Legacy implications and UHC
- Certain entrenched characteristics of these health systems that have accrued over decades tend to dictate the terms of further evolution and lead to a number of compromises.
- The long legacy itself comprises a path-dependent trajectory that precludes far-reaching health-care reform.
For example: The US Affordable Care Act (ACA) envisaged a number of overarching measures to expand health insurance and improve access; however, the foundational aspects of U.S. health care, such as a fragmented private insurance landscape and a love for expensive specialised care, could hardly be altered due to their entrenched nature.

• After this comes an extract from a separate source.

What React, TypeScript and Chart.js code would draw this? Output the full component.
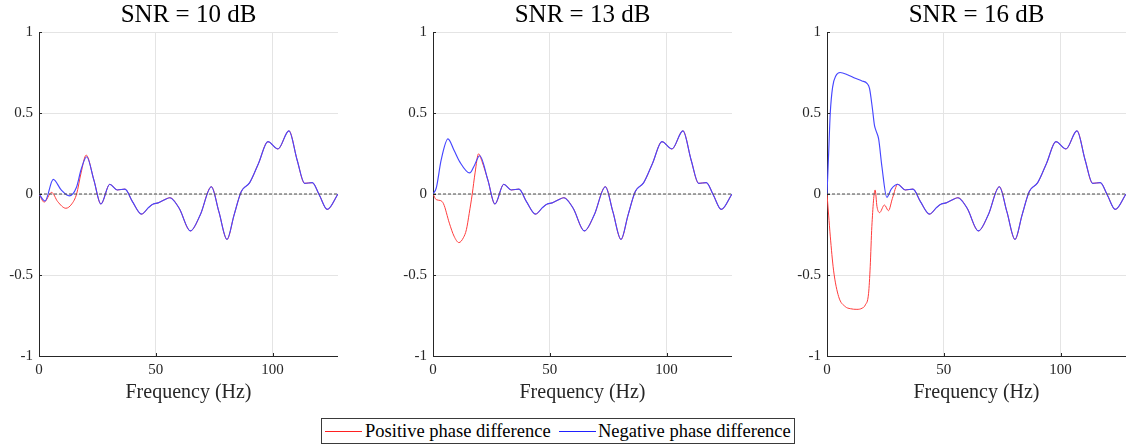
import React, { useEffect, useRef } from "react";
import { Chart, registerables } from "chart.js";

Chart.register(...registerables);
const FONT = "'Liberation Serif', 'Times New Roman', 'DejaVu Serif', serif";
Chart.defaults.font.family = FONT;

// ---------- data ----------
const snrTitles = ["SNR = 10 dB", "SNR = 13 dB", "SNR = 16 dB"];
const seriesNames = ["Positive phase difference", "Negative phase difference"];
const xTicks = [0, 50, 100];
const yTicks = [-1, -0.5, 0, 0.5, 1];
const yTickLabels = ["-1", "-0.5", "0", "0.5", "1"];
const xMax = 128;
const zeroFreq = [0, 128];

// shared part of the curves above ~30 Hz
const freqTail = [30.3, 33.5, 36.8, 40, 43.9, 47, 48.9, 51, 53.5, 56, 60, 64.8, 69, 73.8, 77, 80.5, 83.5, 86.6, 90.2, 94, 98, 102.3, 107, 110.5, 113.7, 117, 120, 123.4, 128];
const valueTail = [0.06, 0.025, 0.03, -0.047, -0.124, -0.082, -0.062, -0.055, -0.037, -0.023, -0.088, -0.228, -0.13, 0.045, -0.109, -0.28, -0.13, 0.015, 0.07, 0.19, 0.323, 0.278, 0.39, 0.21, 0.066, 0.07, -0.006, -0.095, 0];

// SNR = 10 dB
const freqPos10 = [0, 2.2, 5.4, 8, 11.5, 14, 16.1, 18, 20.2, 23.5, 26.5];
const valPos10 = [0, -0.05, 0.01, -0.047, -0.088, -0.062, 0.0, 0.13, 0.24, 0.086, -0.062];
const freqNeg10 = [0, 2.6, 6.1, 9.5, 12.95, 16, 18, 20.4, 23.5, 26.5];
const valNeg10 = [0, -0.043, 0.09, 0.025, -0.012, 0.04, 0.15, 0.23, 0.086, -0.062];

// SNR = 13 dB
const freqPos13 = [0, 1.4, 3.1, 4.5, 7, 9, 11.1, 13, 14.3, 15.5, 16.8, 18, 19.5, 21, 23.5, 26.5];
const valPos13 = [0, -0.035, -0.04, -0.06, -0.18, -0.26, -0.3, -0.27, -0.22, -0.12, 0, 0.13, 0.248, 0.2, 0.086, -0.062];
const freqNeg13 = [0, 1.4, 3.5, 6.4, 9, 11.4, 15.7, 17.5, 20, 23.5, 26.5];
const valNeg13 = [0, 0.037, 0.21, 0.34, 0.27, 0.2, 0.13, 0.17, 0.236, 0.086, -0.062];

// SNR = 16 dB
const freqPos16 = [0, 0.7, 1.4, 2.8, 5, 7.8, 10, 12.8, 15, 16.4, 17.8, 18.5, 19.2, 20.6, 21.4, 22.5, 24.6, 26.3, 28];
const valPos16 = [0, -0.13, -0.26, -0.47, -0.634, -0.695, -0.708, -0.712, -0.705, -0.685, -0.613, -0.449, -0.2, 0.025, -0.078, -0.115, -0.068, -0.103, -0.027];
const freqNeg16 = [0, 0.7, 1.4, 2.4, 3.8, 5.6, 9, 12.1, 15, 17.1, 18.2, 19.5, 20.3, 21, 22.1, 23.5, 25.6, 27.5];
const valNeg16 = [0, 0.25, 0.5, 0.66, 0.73, 0.75, 0.735, 0.714, 0.698, 0.683, 0.652, 0.52, 0.425, 0.39, 0.34, 0.17, -0.02, 0.03];

const panelData = [
  { posF: freqPos10, posV: valPos10, negF: freqNeg10, negV: valNeg10 },
  { posF: freqPos13, posV: valPos13, negF: freqNeg13, negV: valNeg13 },
  { posF: freqPos16, posV: valPos16, negF: freqNeg16, negV: valNeg16 },
];

// ---------- styling / layout ----------
const RED = "rgb(255,60,60)";
const BLUE = "rgb(70,70,255)";
const AXIS = "#262626";
const GRID = "#e4e4e4";
const Y_AXIS_W = 36;
const X_AXIS_H = 50;
const CANVAS_W = 335;
const CANVAS_H = 406;
const panelLefts = [3, 397, 791];

function toPoints(f: number[], v: number[]) {
  const head = f.map((x, i) => ({ x, y: v[i] }));
  const tail = freqTail.map((x, i) => ({ x, y: valueTail[i] }));
  return head.concat(tail);
}

// small inward tick marks (MATLAB style)
const inwardTicks = {
  id: "inwardTicks",
  afterDraw(chart: any) {
    const { ctx, chartArea, scales } = chart;
    ctx.save();
    ctx.strokeStyle = AXIS;
    ctx.lineWidth = 1;
    ctx.beginPath();
    xTicks.forEach((v) => {
      const px = Math.round(scales.x.getPixelForValue(v)) + 0.5;
      ctx.moveTo(px, chartArea.bottom);
      ctx.lineTo(px, chartArea.bottom - 3);
    });
    yTicks.forEach((v) => {
      const py = Math.round(scales.y.getPixelForValue(v)) + 0.5;
      ctx.moveTo(chartArea.left, py);
      ctx.lineTo(chartArea.left + 3, py);
    });
    ctx.stroke();
    ctx.restore();
  },
};

function Panel(props: { idx: number }) {
  const ref = useRef<HTMLCanvasElement>(null);
  useEffect(() => {
    const d = panelData[props.idx];
    const chart = new Chart(ref.current as HTMLCanvasElement, {
      type: "line",
      data: {
        datasets: [
          {
            label: "zero",
            data: zeroFreq.map((x) => ({ x, y: 0 })),
            borderColor: "#4d4d4d",
            borderDash: [3, 2],
            borderWidth: 1,
            pointRadius: 0,
            order: -1,
          },
          {
            label: seriesNames[0],
            data: toPoints(d.posF, d.posV),
            borderColor: RED,
            borderWidth: 1,
            pointRadius: 0,
            cubicInterpolationMode: "monotone",
            order: 1,
          },
          {
            label: seriesNames[1],
            data: toPoints(d.negF, d.negV),
            borderColor: BLUE,
            borderWidth: 1.15,
            pointRadius: 0,
            cubicInterpolationMode: "monotone",
            order: 0,
          },
        ],
      },
      options: {
        responsive: false,
        maintainAspectRatio: false,
        animation: false,
        layout: { padding: 0 },
        plugins: {
          legend: { display: false },
          tooltip: { enabled: false },
          title: {
            display: true,
            text: snrTitles[props.idx],
            fullSize: false,
            color: "#000",
            font: { family: FONT, size: 25, weight: "normal", lineHeight: 1.2 },
            padding: { top: 0, bottom: 2 },
          },
        },
        scales: {
          x: {
            type: "linear",
            min: 0,
            max: xMax,
            afterBuildTicks: (s: any) => {
              s.ticks = xTicks.map((v) => ({ value: v }));
            },
            afterFit: (s: any) => {
              s.height = X_AXIS_H;
            },
            grid: { color: GRID, drawTicks: false },
            border: { color: AXIS, width: 1 },
            ticks: {
              padding: 5,
              color: AXIS,
              font: { family: FONT, size: 15 },
              maxRotation: 0,
              callback: (_v: any, i: number) => String(xTicks[i]),
            },
            title: {
              display: true,
              text: "Frequency (Hz)",
              color: AXIS,
              font: { family: FONT, size: 20, lineHeight: 1.2 },
              padding: { top: 0, bottom: 1 },
            },
          },
          y: {
            type: "linear",
            min: -1,
            max: 1,
            afterBuildTicks: (s: any) => {
              s.ticks = yTicks.map((v) => ({ value: v }));
            },
            afterFit: (s: any) => {
              s.width = Y_AXIS_W;
            },
            grid: { color: GRID, drawTicks: false },
            border: { color: AXIS, width: 1 },
            ticks: {
              padding: 6,
              color: AXIS,
              font: { family: FONT, size: 15 },
              callback: (_v: any, i: number) => yTickLabels[i],
            },
          },
        },
      },
      plugins: [inwardTicks],
    } as any);
    return () => chart.destroy();
  }, [props.idx]);
  return (
    <canvas
      ref={ref}
      width={CANVAS_W}
      height={CANVAS_H}
      style={{ position: "absolute", left: panelLefts[props.idx], top: 0, width: CANVAS_W, height: CANVAS_H }}
    />
  );
}

function Legend() {
  const line = (color: string, left: number) => (
    <div style={{ position: "absolute", left, top: 12, width: 37, height: 1, backgroundColor: color }} />
  );
  const label = (text: string, left: number) => (
    <div style={{ position: "absolute", left, top: 0, height: 24, lineHeight: "24px", whiteSpace: "nowrap" }}>{text}</div>
  );
  return (
    <div
      style={{
        position: "absolute",
        left: 321,
        top: 418,
        width: 472,
        height: 24,
        border: "1px solid #3a3a3a",
        fontFamily: FONT,
        fontSize: 18.5,
        color: "#000",
      }}
    >
      {line("#ff2020", 3)}
      {label(seriesNames[0], 43)}
      {line("#2020ff", 237)}
      {label(seriesNames[1], 276)}
    </div>
  );
}

export default function App() {
  return (
    <div style={{ position: "fixed", left: 0, top: 0, width: 1126, height: 446, overflow: "hidden", background: "#fff" }}>
      <Panel idx={0} />
      <Panel idx={1} />
      <Panel idx={2} />
      <Legend />
    </div>
  );
}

- The government has looked poised to employ Ayushman Bharat–Pradhan Mantri Jan Arogya Yojana (AB-PM-JAY) health insurance as the tool for achieving UHC, and such calls have only grown stronger in the context of the COVID-19 pandemic.
- Plans are reportedly under way to extend coverage to the non-poor population under AB-PM-JAY, which currently covers the bottom 40% of the population.
- Taking the health insurance route to UHC driven by private players, rather than strengthening the public provisioning of health care, is reflective of the non-negotiability of private health care in India.
- This could have several unwanted consequences, which merits attention.
- Stark maldistribution of health-care facilities (almost two-thirds of corporate hospitals concentrated in major cities) and low budgetary appropriations for insurance could mean that universal insurance does not translate to universal access to services.
Regarding National Digital Health Mission (NDHM)
- Integration and improved management of patient and health facility information are very welcome.
- However, in the absence of robust ground-level documentation practices and its prerequisites, it would do little more than helping some private players and adding to administrative complexity and costs like the electronic health records did under the US ACA.
- Covering the remaining population under the AB-PM-JAY presents massive fiscal and design challenges.
- Turning it into a contributory scheme based on premium collections would be a costly and daunting undertaking, given the huge informal sector and possible adverse selection problems.
- Meeting requirements through general revenue financing would greatly strain the exchequer and looks very unlikely especially in the immediate aftermath of the pandemic.